Exercise prompt: Can you copy out the data exactly? Leave the images out.

— START OF Dataset content —

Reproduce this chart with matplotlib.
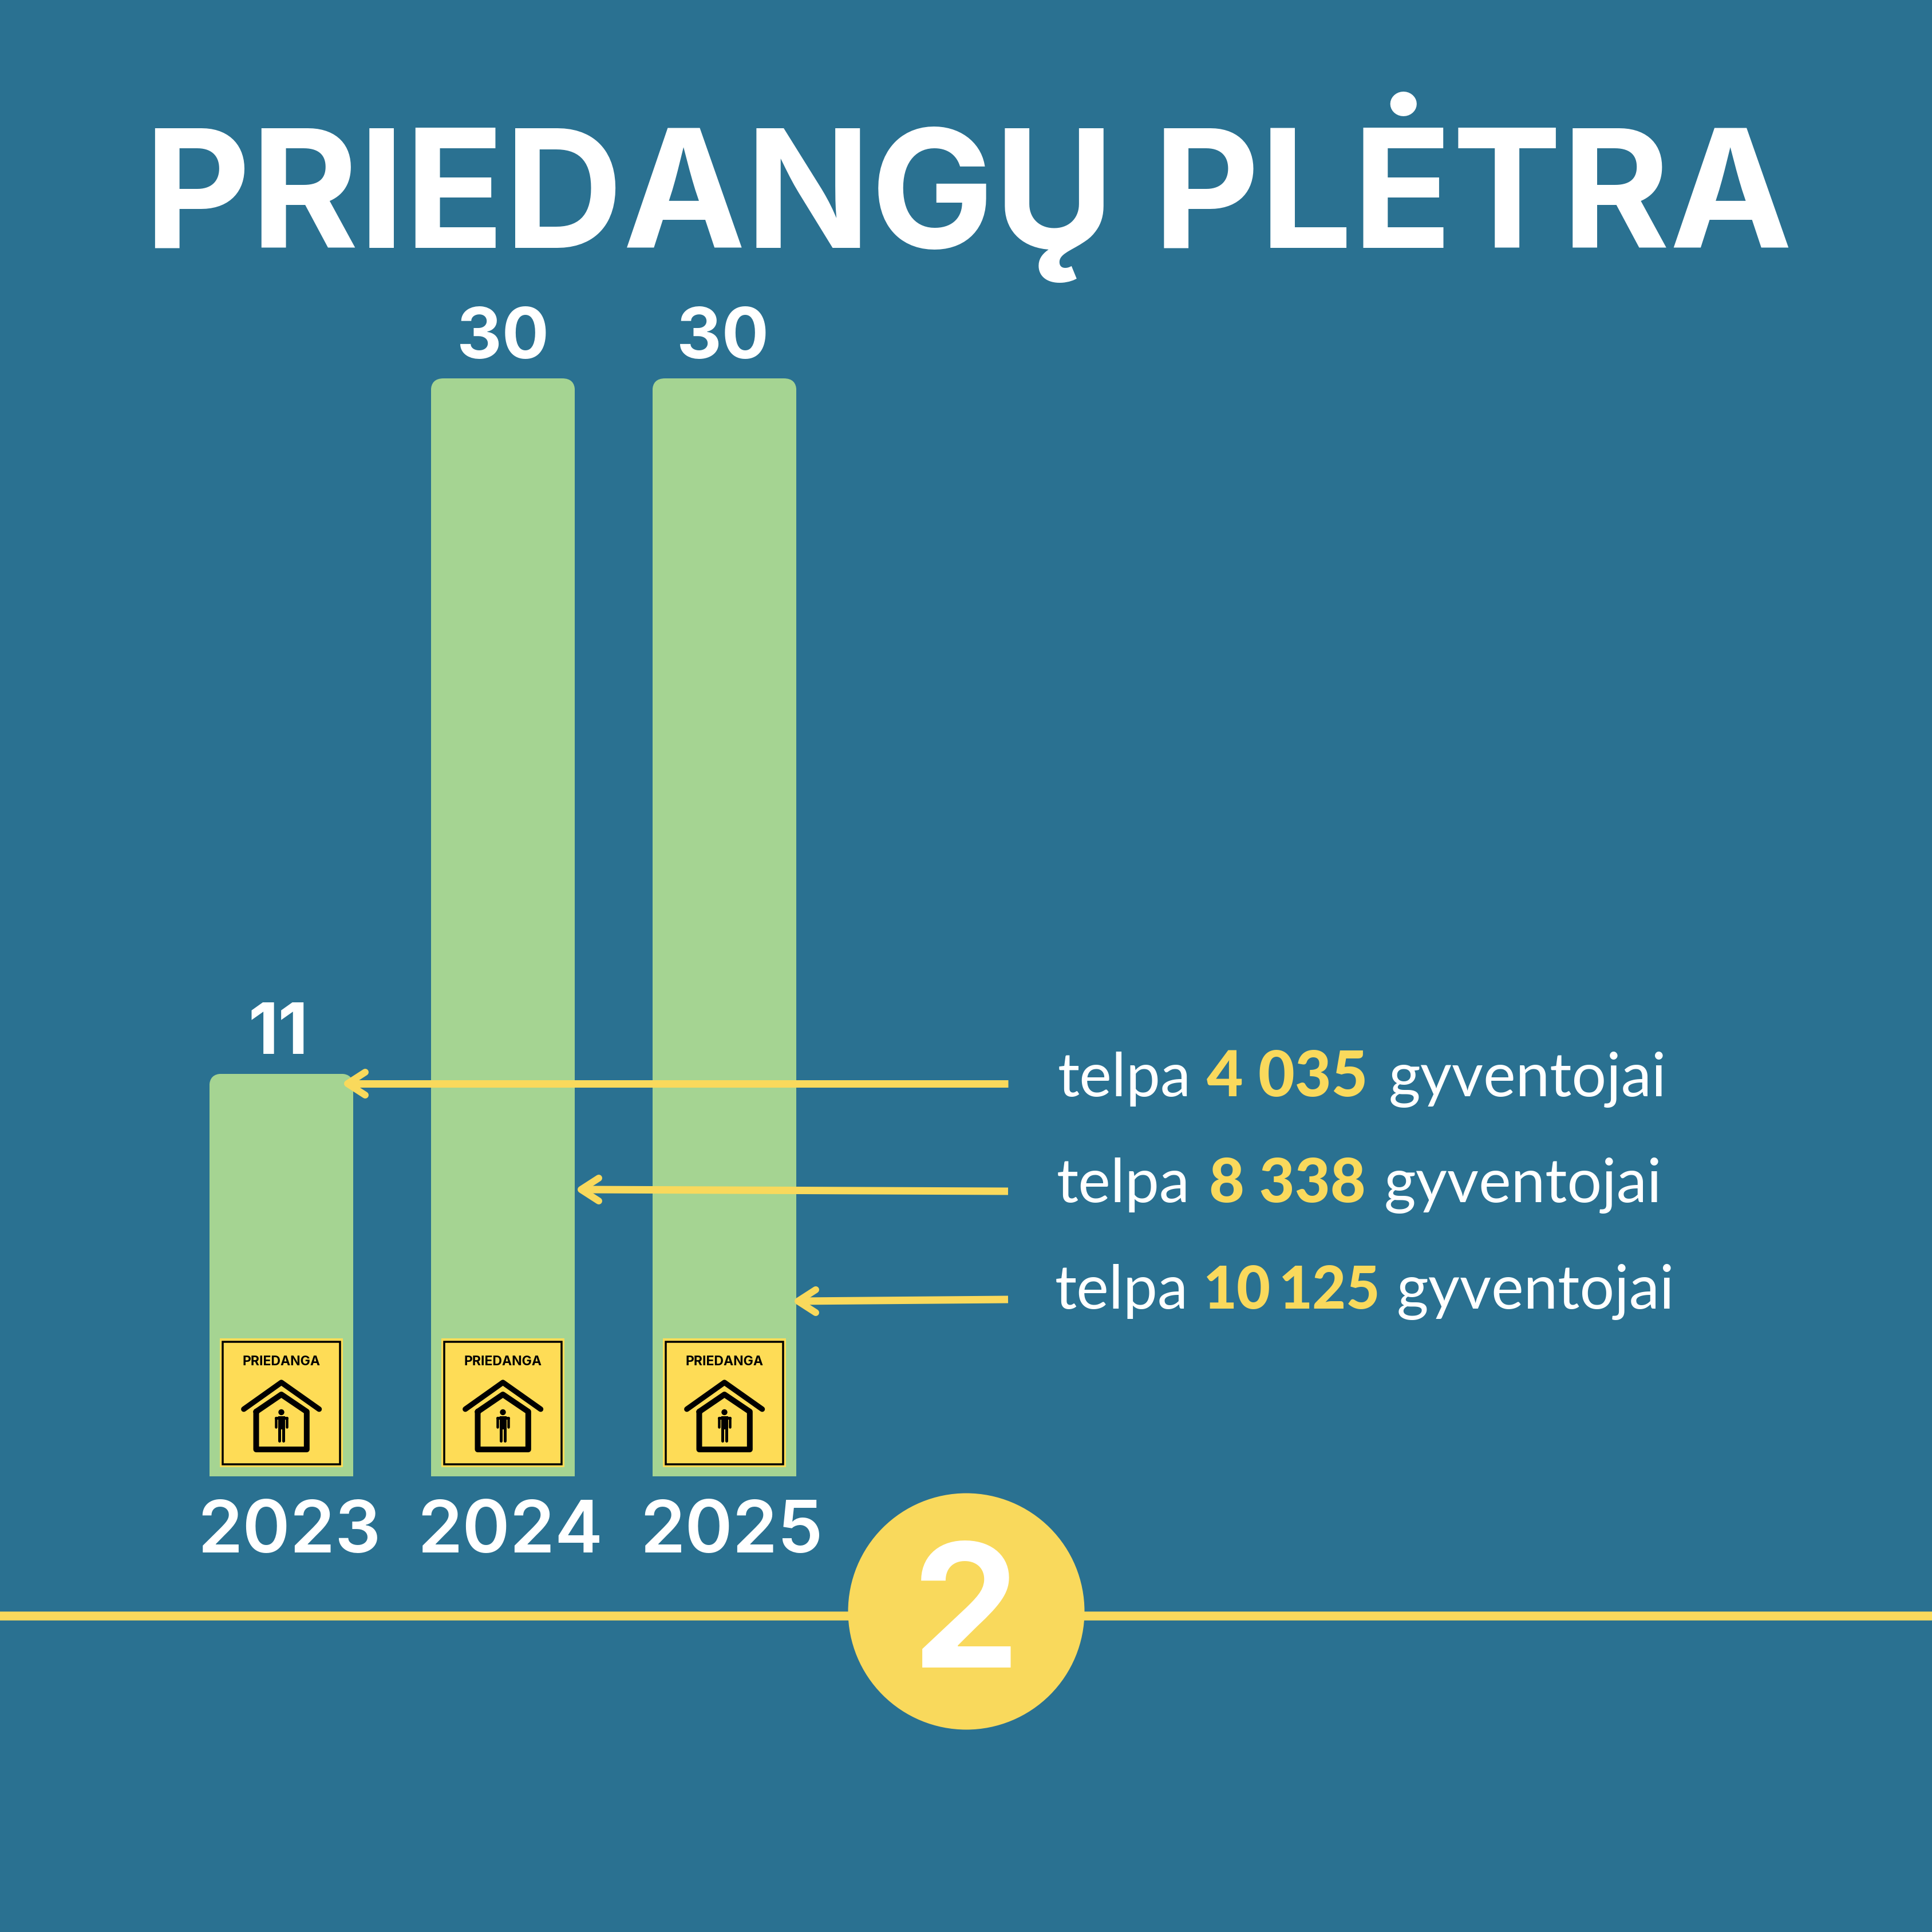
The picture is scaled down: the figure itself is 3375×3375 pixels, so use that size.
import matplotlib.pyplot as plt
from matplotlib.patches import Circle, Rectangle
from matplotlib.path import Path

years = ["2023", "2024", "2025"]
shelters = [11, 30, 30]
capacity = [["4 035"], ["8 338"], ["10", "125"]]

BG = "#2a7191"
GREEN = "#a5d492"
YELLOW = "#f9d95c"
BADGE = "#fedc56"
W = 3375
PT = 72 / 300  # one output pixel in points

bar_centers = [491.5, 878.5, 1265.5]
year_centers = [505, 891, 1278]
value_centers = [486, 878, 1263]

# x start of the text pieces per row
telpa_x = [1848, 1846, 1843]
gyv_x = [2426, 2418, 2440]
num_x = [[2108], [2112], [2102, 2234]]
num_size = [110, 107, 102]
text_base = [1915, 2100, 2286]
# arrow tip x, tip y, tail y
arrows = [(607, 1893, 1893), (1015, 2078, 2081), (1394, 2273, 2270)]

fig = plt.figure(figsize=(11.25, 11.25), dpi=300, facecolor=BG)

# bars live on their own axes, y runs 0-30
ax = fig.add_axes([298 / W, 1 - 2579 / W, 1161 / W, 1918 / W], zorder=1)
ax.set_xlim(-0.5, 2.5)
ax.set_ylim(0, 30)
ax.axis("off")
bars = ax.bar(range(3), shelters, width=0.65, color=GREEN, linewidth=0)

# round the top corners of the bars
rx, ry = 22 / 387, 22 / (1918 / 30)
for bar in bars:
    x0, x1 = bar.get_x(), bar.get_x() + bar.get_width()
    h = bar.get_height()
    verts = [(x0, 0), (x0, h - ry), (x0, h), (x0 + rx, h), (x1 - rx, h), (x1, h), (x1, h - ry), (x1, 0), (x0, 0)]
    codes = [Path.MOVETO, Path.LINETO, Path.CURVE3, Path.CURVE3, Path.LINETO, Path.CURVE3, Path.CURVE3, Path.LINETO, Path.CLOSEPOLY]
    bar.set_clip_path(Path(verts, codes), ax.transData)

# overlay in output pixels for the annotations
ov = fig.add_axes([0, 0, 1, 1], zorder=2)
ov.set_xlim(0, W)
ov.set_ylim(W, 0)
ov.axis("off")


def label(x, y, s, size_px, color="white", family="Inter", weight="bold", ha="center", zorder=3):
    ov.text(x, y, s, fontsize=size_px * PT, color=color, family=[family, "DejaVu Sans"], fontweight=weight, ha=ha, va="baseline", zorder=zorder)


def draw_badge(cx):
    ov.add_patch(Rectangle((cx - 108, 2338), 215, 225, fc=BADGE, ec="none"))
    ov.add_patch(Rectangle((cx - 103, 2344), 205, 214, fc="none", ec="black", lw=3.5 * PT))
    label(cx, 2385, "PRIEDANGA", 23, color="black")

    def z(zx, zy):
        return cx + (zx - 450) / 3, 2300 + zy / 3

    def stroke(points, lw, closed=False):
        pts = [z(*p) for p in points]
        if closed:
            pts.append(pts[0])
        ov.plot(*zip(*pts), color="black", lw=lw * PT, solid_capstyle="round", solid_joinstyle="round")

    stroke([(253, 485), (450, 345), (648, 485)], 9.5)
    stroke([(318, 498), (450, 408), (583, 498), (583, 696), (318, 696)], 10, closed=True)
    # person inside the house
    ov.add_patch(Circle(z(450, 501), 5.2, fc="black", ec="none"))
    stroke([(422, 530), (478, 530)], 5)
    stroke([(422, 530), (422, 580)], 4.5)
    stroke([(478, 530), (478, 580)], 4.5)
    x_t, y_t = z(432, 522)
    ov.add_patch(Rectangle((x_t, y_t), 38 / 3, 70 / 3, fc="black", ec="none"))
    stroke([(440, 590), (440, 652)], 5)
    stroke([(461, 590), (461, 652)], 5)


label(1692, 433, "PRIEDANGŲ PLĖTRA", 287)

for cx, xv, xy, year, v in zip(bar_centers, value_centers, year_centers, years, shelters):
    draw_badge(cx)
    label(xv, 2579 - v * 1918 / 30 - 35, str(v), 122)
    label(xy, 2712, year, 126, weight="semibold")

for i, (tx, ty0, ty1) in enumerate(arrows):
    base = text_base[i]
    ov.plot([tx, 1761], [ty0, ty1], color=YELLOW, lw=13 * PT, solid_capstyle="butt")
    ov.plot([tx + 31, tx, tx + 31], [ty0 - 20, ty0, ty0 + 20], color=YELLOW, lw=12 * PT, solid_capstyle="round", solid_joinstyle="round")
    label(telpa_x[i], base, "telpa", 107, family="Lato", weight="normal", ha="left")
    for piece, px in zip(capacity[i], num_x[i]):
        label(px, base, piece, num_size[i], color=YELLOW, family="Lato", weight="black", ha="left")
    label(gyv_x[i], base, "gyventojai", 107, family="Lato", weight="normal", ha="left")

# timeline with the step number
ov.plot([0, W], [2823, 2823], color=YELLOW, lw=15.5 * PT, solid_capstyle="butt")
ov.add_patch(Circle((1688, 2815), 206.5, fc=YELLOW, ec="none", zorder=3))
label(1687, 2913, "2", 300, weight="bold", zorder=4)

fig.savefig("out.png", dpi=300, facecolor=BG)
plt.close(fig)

— END OF Dataset content —

Written reply:
Reproduce this chart with matplotlib.
The picture is scaled down: the figure itself is 3375×3375 pixels, so use that size.
import matplotlib.pyplot as plt
from matplotlib.patches import Circle, Rectangle
from matplotlib.path import Path

years = ["2023", "2024", "2025"]
shelters = [11, 30, 30]
capacity = [["4 035"], ["8 338"], ["10", "125"]]

BG = "#2a7191"
GREEN = "#a5d492"
YELLOW = "#f9d95c"
BADGE = "#fedc56"
W = 3375
PT = 72 / 300  # one output pixel in points

bar_centers = [491.5, 878.5, 1265.5]
year_centers = [505, 891, 1278]
value_centers = [486, 878, 1263]

# x start of the text pieces per row
telpa_x = [1848, 1846, 1843]
gyv_x = [2426, 2418, 2440]
num_x = [[2108], [2112], [2102, 2234]]
num_size = [110, 107, 102]
text_base = [1915, 2100, 2286]
# arrow tip x, tip y, tail y
arrows = [(607, 1893, 1893), (1015, 2078, 2081), (1394, 2273, 2270)]

fig = plt.figure(figsize=(11.25, 11.25), dpi=300, facecolor=BG)

# bars live on their own axes, y runs 0-30
ax = fig.add_axes([298 / W, 1 - 2579 / W, 1161 / W, 1918 / W], zorder=1)
ax.set_xlim(-0.5, 2.5)
ax.set_ylim(0, 30)
ax.axis("off")
bars = ax.bar(range(3), shelters, width=0.65, color=GREEN, linewidth=0)

# round the top corners of the bars
rx, ry = 22 / 387, 22 / (1918 / 30)
for bar in bars:
    x0, x1 = bar.get_x(), bar.get_x() + bar.get_width()
    h = bar.get_height()
    verts = [(x0, 0), (x0, h - ry), (x0, h), (x0 + rx, h), (x1 - rx, h), (x1, h), (x1, h - ry), (x1, 0), (x0, 0)]
    codes = [Path.MOVETO, Path.LINETO, Path.CURVE3, Path.CURVE3, Path.LINETO, Path.CURVE3, Path.CURVE3, Path.LINETO, Path.CLOSEPOLY]
    bar.set_clip_path(Path(verts, codes), ax.transData)

# overlay in output pixels for the annotations
ov = fig.add_axes([0, 0, 1, 1], zorder=2)
ov.set_xlim(0, W)
ov.set_ylim(W, 0)
ov.axis("off")


def label(x, y, s, size_px, color="white", family="Inter", weight="bold", ha="center", zorder=3):
    ov.text(x, y, s, fontsize=size_px * PT, color=color, family=[family, "DejaVu Sans"], fontweight=weight, ha=ha, va="baseline", zorder=zorder)


def draw_badge(cx):
    ov.add_patch(Rectangle((cx - 108, 2338), 215, 225, fc=BADGE, ec="none"))
    ov.add_patch(Rectangle((cx - 103, 2344), 205, 214, fc="none", ec="black", lw=3.5 * PT))
    label(cx, 2385, "PRIEDANGA", 23, color="black")

    def z(zx, zy):
        return cx + (zx - 450) / 3, 2300 + zy / 3

    def stroke(points, lw, closed=False):
        pts = [z(*p) for p in points]
        if closed:
            pts.append(pts[0])
        ov.plot(*zip(*pts), color="black", lw=lw * PT, solid_capstyle="round", solid_joinstyle="round")

    stroke([(253, 485), (450, 345), (648, 485)], 9.5)
    stroke([(318, 498), (450, 408), (583, 498), (583, 696), (318, 696)], 10, closed=True)
    # person inside the house
    ov.add_patch(Circle(z(450, 501), 5.2, fc="black", ec="none"))
    stroke([(422, 530), (478, 530)], 5)
    stroke([(422, 530), (422, 580)], 4.5)
    stroke([(478, 530), (478, 580)], 4.5)
    x_t, y_t = z(432, 522)
    ov.add_patch(Rectangle((x_t, y_t), 38 / 3, 70 / 3, fc="black", ec="none"))
    stroke([(440, 590), (440, 652)], 5)
    stroke([(461, 590), (461, 652)], 5)


label(1692, 433, "PRIEDANGŲ PLĖTRA", 287)

for cx, xv, xy, year, v in zip(bar_centers, value_centers, year_centers, years, shelters):
    draw_badge(cx)
    label(xv, 2579 - v * 1918 / 30 - 35, str(v), 122)
    label(xy, 2712, year, 126, weight="semibold")

for i, (tx, ty0, ty1) in enumerate(arrows):
    base = text_base[i]
    ov.plot([tx, 1761], [ty0, ty1], color=YELLOW, lw=13 * PT, solid_capstyle="butt")
    ov.plot([tx + 31, tx, tx + 31], [ty0 - 20, ty0, ty0 + 20], color=YELLOW, lw=12 * PT, solid_capstyle="round", solid_joinstyle="round")
    label(telpa_x[i], base, "telpa", 107, family="Lato", weight="normal", ha="left")
    for piece, px in zip(capacity[i], num_x[i]):
        label(px, base, piece, num_size[i], color=YELLOW, family="Lato", weight="black", ha="left")
    label(gyv_x[i], base, "gyventojai", 107, family="Lato", weight="normal", ha="left")

# timeline with the step number
ov.plot([0, W], [2823, 2823], color=YELLOW, lw=15.5 * PT, solid_capstyle="butt")
ov.add_patch(Circle((1688, 2815), 206.5, fc=YELLOW, ec="none", zorder=3))
label(1687, 2913, "2", 300, weight="bold", zorder=4)

fig.savefig("out.png", dpi=300, facecolor=BG)
plt.close(fig)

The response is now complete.